We must all pay for GFA
Saturday 31st December 2011, 2:29PM GMT.
IT’S that time of the year for resolutions and Tony Vance has got his in before the first whistle.
Should we be surprised?
Not really, I guess.
James Blower was 100% genuine, I am sure, when he said yesterday that it was only the timing of Vance’s departure that had caught him off guard, not the fact that he had resigned.
But what was it that really that made Vance walk his own plank?
It was not the arrival of Blower as the GFA’s director of representative football, I know that much.
Nor, I doubt, was it just the lack of very open public support from the GFA chairman Chris Schofield that made Vance walk away.
More, I strongly suspect, it was down to the combination of three factors: 1 – the GFA’s plain silly October ultimatum for players to put island representation ahead of the Guernsey FC campaign, or face a potential ban; 2 – a huge workload on and off the pitch for this young father; and 3 – the backstabbers who might happily pat him on the back for winning the 2012 Muratti while, behind the scenes and for many months, been working against what Vance and co are tirelessly and so commendably are trying to achieve for the long-term benefit of island football and future generations.
It’s a sad and unnecessary conclusion to a reign that lasted barely 30-odd months and which promised much, much more.
Vance leaves from a position of strength and widespread respect, and the GFA should have treated him accordingly.
Instead, the GFA, perhaps innocently and certainly very ignorantly, made it so hard for him to continue when they introduced that so stupid new ruling that island players would be suspended for putting GFC, the quasi-island side, ahead of representing ‘their boys’ in the Muratti or Inter-League Cup.
With that clumsy edict they made the island’s elite players a commodity in an amateur world, and now we are going to pay for it.
In the long run it would never have been perfect for one man to oversee the selection of all senior island sides, in their three guises, for an extended period, year in, year out.
Quite simply, it would have simply been too onerous on that individual to do all those jobs.
But it is a great shame that the football authorities could not have allowed that to happen for this one season of new-wave football.
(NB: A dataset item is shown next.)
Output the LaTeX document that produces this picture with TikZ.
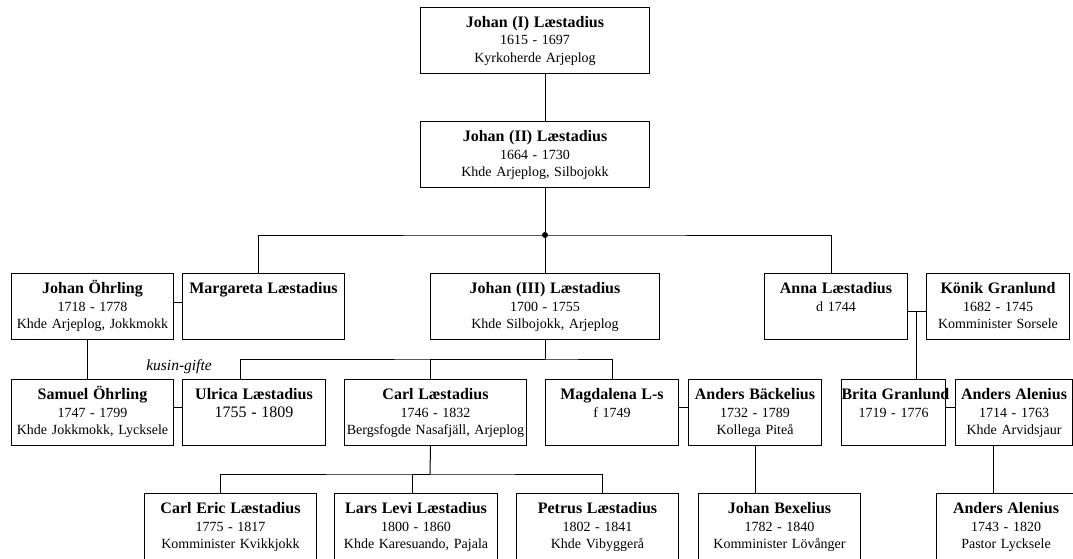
\documentclass[tikz,border=0pt]{standalone}
\usepackage{fontspec}
\setmainfont{Liberation Serif}
\usetikzlibrary{calc}
\newcommand{\pname}[1]{\mbox{\fontsize{16}{17.5}\selectfont\bfseries #1}}

\begin{document}
\begin{tikzpicture}[x=1pt,y=-1pt,line width=1pt,
    person/.style={draw,anchor=north west,inner xsep=0pt,inner ysep=4pt,
      align=center,text height=16pt,text depth=42pt,
      font=\fontsize{14}{17.5}\selectfont},
    cutoff/.style={text depth=44pt}]
      \useasboundingbox (0,0) rectangle (1073,559);
      % generations
      \node[person,text width=229pt] (j1) at (420,7) {\pname{Johan (I) Læstadius}\\1615 - 1697\\Kyrkoherde Arjeplog};
      \node[person,text width=229pt] (j2) at (420,121) {\pname{Johan (II) Læstadius}\\1664 - 1730\\Khde Arjeplog, Silbojokk};
      \node[person,text width=162pt] (johano) at (11,273) {\pname{Johan Öhrling}\\1718 - 1778\\Khde Arjeplog, Jokkmokk};
      \node[person,text width=162pt] (marg) at (182,273) {\pname{Margareta Læstadius}};
      \node[person,text width=229pt] (j3) at (430,273) {\pname{Johan (III) Læstadius}\\1700 - 1755\\Khde Silbojokk, Arjeplog};
      \node[person,text width=143pt] (anna) at (764,273) {\pname{Anna Læstadius}\\d 1744};
      \node[person,text width=143pt] (konik) at (926,273) {\pname{Könik Granlund}\\1682 - 1745\\Komminister Sorsele};
      \node[person,text width=162pt] (samuel) at (11,379) {\pname{Samuel Öhrling}\\1747 - 1799\\Khde Jokkmokk, Lycksele};
      \node[person,text width=143pt] (ulrica) at (182,379) {\pname{Ulrica Læstadius}\\{\fontsize{16}{17.5}\selectfont 1755 - 1809}};
      \node[person,text width=182pt] (carl) at (344,379) {\pname{Carl Læstadius}\\1746 - 1832\\Bergsfogde Nasafjäll, Arjeplog};
      \node[person,text width=133pt] (magda) at (545,379) {\pname{Magdalena L-s}\\f 1749};
      \node[person,text width=133pt] (andersb) at (688,379) {\pname{Anders Bäckelius}\\1732 - 1789\\Kollega Piteå};
      \node[person,text width=104pt] (brita) at (841,379) {\pname{Brita Granlund}\\1719 - 1776};
      \node[person,text width=117pt] (alenius) at (955,379) {\pname{Anders Alenius}\\1714 - 1763\\Khde Arvidsjaur};
      \node[person,cutoff,text width=172pt] (ceric) at (144,493) {\pname{Carl Eric Læstadius}\\1775 - 1817\\Komminister Kvikkjokk};
      \node[person,cutoff,text width=163pt] (larsl) at (334,493) {\pname{Lars Levi Læstadius}\\1800 - 1860\\Khde Karesuando, Pajala};
      \node[person,cutoff,text width=162pt] (petrus) at (516,493) {\pname{Petrus Læstadius}\\1802 - 1841\\Khde Vibyggerå};
      \node[person,cutoff,text width=162pt] (bexelius) at (698,493) {\pname{Johan Bexelius}\\1782 - 1840\\Komminister Lövånger};
      \node[person,cutoff,text width=139pt] (alenius2) at (936,493) {\pname{Anders Alenius}\\1743 - 1820\\Pastor Lycksele};
      \node[font=\fontsize{15.5}{17}\selectfont\itshape] (kusin) at (179,367) {kusin-gifte};

      \coordinate (fork) at (545,235);
      \coordinate (fork3) at (545,359);
      \coordinate (fork4) at (430,474);
      \coordinate (ak) at (916.5,311.5);

      \draw (j1.south -| fork) -- (j2.north -| fork);
      \draw (j2.south -| fork) -- (fork);
      \fill (fork) circle (3pt);
      \draw ([xshift=-5pt]marg.north) |- (fork) -| ([xshift=-4.5pt]anna.north);
      \draw (fork) -- (j3.north);
      % marriages
      \draw ([yshift=4.5pt]johano.east) -- ([yshift=4.5pt]marg.west);
      \draw ([yshift=-5pt]anna.east) -- ([yshift=-5pt]konik.west);
      \draw ([yshift=5pt]samuel.east) -- ([yshift=5pt]ulrica.west);
      \draw ([yshift=5pt]magda.east) -- ([yshift=5pt]andersb.west);
      \draw ([yshift=5pt]brita.east) -- ([yshift=5pt]alenius.west);
      % children
      \draw ([xshift=-5pt]johano.south) -- ([xshift=-5pt]samuel.north);
      \draw (j3.south) -- (fork3);
      \draw ([xshift=-14pt]ulrica.north) |- (fork3) -| (magda.north);
      \draw ([xshift=-5pt]carl.north) |- (fork3);
      \draw (ak) -- (ak |- brita.north);
      \draw ([xshift=-5pt]carl.south) -- (fork4);
      \draw ([xshift=-10pt]ceric.north) |- (fork4) -| ([xshift=5pt]petrus.north);
      \draw ([xshift=-3.5pt]larsl.north) |- (fork4);
      \draw (andersb.south) -- (andersb.south |- bexelius.north);
      \draw ([xshift=-20.5pt]alenius.south) -- ++(0,48);
\end{tikzpicture}
\end{document}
Just one.
The situation demanded it.
The situation required clarity and the sport to work truly together at a time of change and finding new feet.
Instead, a few conniving silent individuals across the island football scene have laid the foundations for the mess we now find ourselves in.
Spare a thought, though, for James Blower. This is not his doing.
He has arrived with a raft of fantastic new ideas, charisma and drive to push them through, and, having taken one step forward, has had the mat pulled from beneath him.
Blower, I believe, is a resilient soul though and, in time, with the right help, could make a very significant difference to the local game.
He is open and clear-sighted enough to make our representative sides stronger across all the age-groups, and he would have happily done it working alongside Tony Vance.
Now, he has the unenviable task of finding someone to take a job that is now something of a poison chalice.
I sincerely hope my old Athletics FC buddy Steve Ogier has the sense to steer well clear of returning to the island hot seat and concentrate on working with the elite youngsters, while it is hard to imagine Ross Cameron, the best and most qualified young coach around, wanting to do the job when he has not finished off the one he started at Northfield.
In the short-term it makes no sense for anyone other than a caretaker to come in and fill the role on the remaining senior island match days, whether that be one or two games.
It requires no more than that.
The best players are playing on a weekly basis under one man and to one man’s tune, so it makes no sense at all to get another coach in who intends to perhaps play a different, unfamiliar way, and with it wreck the advantage Guernsey now has over Jersey of familiarity and teamwork.
Get the bloke in who can deliver the most rousing pre-match speech and point out a few technical matters at halftime. It needs no more than that because Tony Vance will already have told the island’s best players the rest, in 40+ matches for the Green Lions, which do quite nicely for me when it comes to being representative of Guernsey football.
A tweak here, a tweak there, will be all that is required, except picking the starting team of course, but a sensible man would not wish to alter much.
Of course, only time will tell how much of a problem this all becomes for the remainder of the 2011-12 season, and if the Green Lions
manage to wrap up the CCL Division One title before the home game against Bookham on 17 March, the new ‘official’ island coach may get to work with most of our finest footballers, instead of a bunch of reserves.
But if the Bookham game is anything but a ‘dead’ one, then watch out for trouble.
And whose fault will that be?
Answers please on a card to the GFA Headquarters, the Corbet Field, Grand Fort Road.